Exercise prompt:
For the listing below, give the number of lines in which "this" occurs. Add nothing.

.....

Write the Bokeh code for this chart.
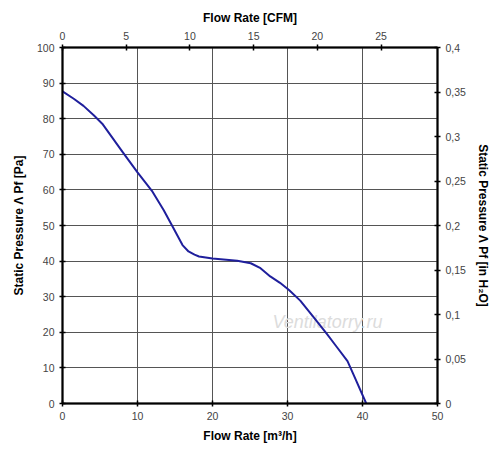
from bokeh.plotting import figure
from bokeh.models import Range1d, LinearAxis, FixedTicker, CustomJSTickFormatter
from bokeh.core.properties import value
from bokeh.embed import file_html
from bokeh.resources import INLINE

flow_m3h = [0.0, 1.5, 2.8, 4.2, 5.3, 6.4, 8.0, 10.0, 12.0, 13.5, 14.8, 16.0, 16.8, 17.6,
            18.2, 20.0, 23.3, 25.1, 26.4, 27.7, 29.0, 30.2, 31.7, 33.5, 35.3, 36.6, 38.0,
            39.1, 40.5]
pressure_pa = [87.7, 85.6, 83.6, 80.9, 78.6, 75.4, 70.7, 64.9, 59.5, 54.3, 49.2, 44.5, 42.7, 41.8,
               41.3, 40.7, 40.1, 39.4, 38.0, 35.7, 33.9, 31.9, 28.9, 24.2, 19.4, 15.8, 11.9,
               6.7, 0.0]

x_ticks = [0, 10, 20, 30, 40, 50]
y_ticks = [0, 10, 20, 30, 40, 50, 60, 70, 80, 90, 100]
cfm_ticks = [0, 5, 10, 15, 20, 25]
inh2o_ticks = [0, 0.05, 0.1, 0.15, 0.2, 0.25, 0.3, 0.35, 0.4]

FONT = "Liberation Sans"

p = figure(width=492, height=445, output_backend="svg", toolbar_location=None,
           x_range=Range1d(0, 50), y_range=Range1d(0, 100),
           min_border_left=62, min_border_right=55, min_border_top=47, min_border_bottom=41,
           background_fill_color="white", border_fill_color="white")
p.outline_line_color = "black"
p.outline_line_width = 1.5

p.extra_x_ranges = {"cfm": Range1d(0, 50 / 1.699)}
p.extra_y_ranges = {"inh2o": Range1d(0, 0.4)}

def style_axis(ax, label):
    ax.axis_label = label
    ax.axis_label_text_font = FONT
    ax.axis_label_text_font_style = "bold"
    ax.axis_label_text_font_size = "12px"
    ax.axis_label_text_color = "black"
    ax.major_label_text_font = FONT
    ax.major_label_text_font_size = "10.5px"
    ax.major_label_text_color = "#444444"
    ax.axis_line_color = "black"
    ax.axis_line_width = 2
    ax.major_tick_in = 3
    ax.major_tick_out = 3
    ax.major_tick_line_color = "black"
    ax.major_tick_line_width = 1.5
    ax.minor_tick_line_color = None

bx = p.xaxis[0]
bx.ticker = FixedTicker(ticks=x_ticks)
style_axis(bx, "Flow Rate [m³/h]")
bx.axis_label_standoff = 6
ly = p.yaxis[0]
ly.ticker = FixedTicker(ticks=y_ticks)
style_axis(ly, "Static Pressure Λ Pf [Pa]")
ly.axis_label_standoff = 8

top = LinearAxis(x_range_name="cfm", ticker=FixedTicker(ticks=cfm_ticks))
style_axis(top, "Flow Rate [CFM]")
top.axis_label_standoff = 4
p.add_layout(top, "above")

right = LinearAxis(y_range_name="inh2o", ticker=FixedTicker(ticks=inh2o_ticks),
                   formatter=CustomJSTickFormatter(code="return tick.toString().replace('.', ',');"))
style_axis(right, "Static Pressure Λ Pf [in H₂O]")
right.axis_label_standoff = 7
p.add_layout(right, "right")

p.xgrid.ticker = FixedTicker(ticks=x_ticks)
p.ygrid.ticker = FixedTicker(ticks=y_ticks)
p.grid.grid_line_color = "#555555"
p.grid.grid_line_width = 1
p.grid.grid_line_alpha = 1

p.text(x=[28], y=[23], text=["Ventilatorry.ru"], text_font=value(FONT),
       text_font_style="italic", text_font_size="18px", text_color="#dcdcdc",
       text_baseline="middle", text_align="left")

p.line(flow_m3h, pressure_pa, line_color="#1f1f9c", line_width=2, line_join="round")

open("out.html", "w").write(file_html(p, INLINE))
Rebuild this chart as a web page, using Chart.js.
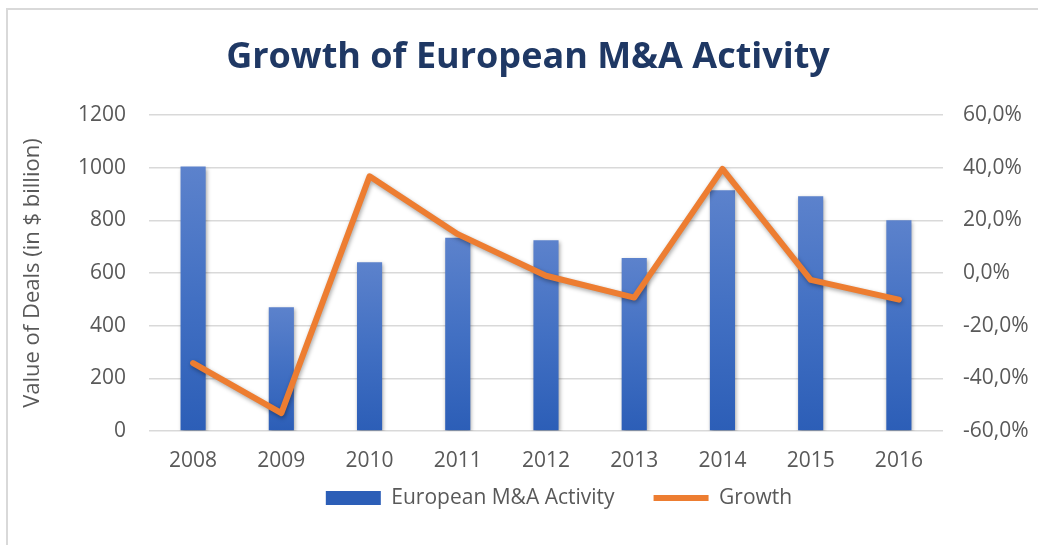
<!DOCTYPE html>
<html>
<head>
<meta charset="utf-8">
<script src="https://cdn.jsdelivr.net/npm/chart.js@4.4.1/dist/chart.umd.min.js"></script>
<style>
  html, body { margin: 0; padding: 0; background: #fff; }
  #wrap { position: relative; width: 1038px; height: 545px; }
  #frame { position: absolute; left: 6px; top: 8px; right: -4px; bottom: -4px;
           border-left: 2px solid #d9d9d9; border-top: 2px solid #d9d9d9; }
  canvas { position: absolute; left: 0; top: 0; }
</style>
</head>
<body>
<div id="wrap">
  <div id="frame"></div>
  <canvas id="chart" width="1038" height="545"></canvas>
</div>
<script>
// data
const years = ['2008', '2009', '2010', '2011', '2012', '2013', '2014', '2015', '2016'];
const dealValues = [1005, 470, 641, 734, 725, 657, 915, 892, 801];
const growthPct = [-34.2, -53.2, 36.8, 14.8, -1.0, -9.3, 39.6, -2.6, -10.1];
const leftTicks = [0, 200, 400, 600, 800, 1000, 1200];
const rightTicks = [-60, -40, -20, 0, 20, 40, 60];

const FONT = "'Open Sans', sans-serif";
const GREY = '#595959';
const LEGEND_PAD = 39;
const LEGEND_FONT = 21;

// vertical gradient for each bar, lighter at the top
function barFill(ctx) {
  if (ctx.type !== 'data' || !ctx.chart.chartArea) return '#4472C4';
  const y = ctx.chart.scales.y;
  const top = y.getPixelForValue(ctx.raw);
  const bottom = y.getPixelForValue(0);
  const g = ctx.chart.ctx.createLinearGradient(0, top, 0, bottom);
  g.addColorStop(0, '#5C82CC');
  g.addColorStop(0.5, '#4270C3');
  g.addColorStop(1, '#2C5EB7');
  return g;
}

// soft shadow under bars and line, like the office chart
const shadowPlugin = {
  id: 'shadow',
  beforeDatasetDraw(chart) {
    const c = chart.ctx;
    c.save();
    c.shadowColor = 'rgba(0,0,0,0.35)';
    c.shadowBlur = 4;
    c.shadowOffsetX = 1;
    c.shadowOffsetY = 2;
  },
  afterDatasetDraw(chart) {
    chart.ctx.restore();
  },
  afterLayout(chart) {
    // legend sits centred on the plot area, and a bit higher than its box
    const lg = chart.legend;
    const dy = (498 - LEGEND_PAD - LEGEND_FONT / 2) - lg.top;
    lg.top += dy;
    lg.bottom += dy;
    lg.left += 31;
    lg.right += 31;
  }
};

new Chart(document.getElementById('chart'), {
  data: {
    labels: years,
    datasets: [
      {
        type: 'bar',
        label: 'European M&A Activity',
        data: dealValues,
        yAxisID: 'y',
        backgroundColor: barFill,
        borderWidth: 0,
        categoryPercentage: 1,
        barPercentage: 0.285,
        pointStyle: 'rect',
        order: 2
      },
      {
        type: 'line',
        label: 'Growth',
        data: growthPct,
        yAxisID: 'y1',
        borderColor: '#ED7D31',
        backgroundColor: '#ED7D31',
        borderWidth: 6,
        borderJoinStyle: 'round',
        borderCapStyle: 'round',
        pointRadius: 0,
        pointHoverRadius: 0,
        pointStyle: 'line',
        tension: 0,
        order: 1
      }
    ]
  },
  options: {
    responsive: false,
    animation: false,
    layout: { padding: { left: 18, right: 0, top: 0, bottom: 0 } },
    plugins: {
      title: {
        display: true,
        text: 'Growth of European M&A Activity',
        color: '#1F3864',
        font: { family: FONT, size: 36, weight: 'bold' },
        padding: { top: 36, bottom: 36 }
      },
      legend: {
        position: 'bottom',
        labels: {
          usePointStyle: true,
          pointStyleWidth: 55,
          boxHeight: 14,
          padding: LEGEND_PAD,
          color: GREY,
          font: { family: FONT, size: LEGEND_FONT },
          sort: (a, b) => a.datasetIndex - b.datasetIndex
        }
      },
      tooltip: { enabled: false }
    },
    scales: {
      x: {
        grid: { display: false, drawTicks: false },
        border: { display: false },
        ticks: { color: GREY, font: { family: FONT, size: 21 }, padding: 17 },
        afterFit: s => { s.height = 44; }
      },
      y: {
        position: 'left',
        min: 0,
        max: 1200,
        afterBuildTicks: s => { s.ticks = leftTicks.map(v => ({ value: v })); },
        grid: { color: '#d9d9d9', lineWidth: 1.5, drawTicks: false },
        border: { display: false },
        ticks: {
          color: GREY,
          font: { family: FONT, size: 21 },
          padding: 23,
          callback: v => String(v)
        },
        title: {
          display: true,
          text: 'Value of Deals (in $ billion)',
          color: GREY,
          font: { family: FONT, size: 22 },
          padding: { top: 2, bottom: 0 }
        },
        afterFit: s => { s.width = 149 - 18; }
      },
      y1: {
        position: 'right',
        min: -60,
        max: 60,
        afterBuildTicks: s => { s.ticks = rightTicks.map(v => ({ value: v })); },
        grid: { display: false, drawTicks: false },
        border: { display: false },
        ticks: {
          color: GREY,
          font: { family: FONT, size: 21 },
          padding: 20,
          callback: v => v.toFixed(1).replace('.', ',') + '%'
        },
        afterFit: s => { s.width = 1038 - 943; }
      }
    }
  },
  plugins: [shadowPlugin]
});
</script>
</body>
</html>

.....

Written solution:
2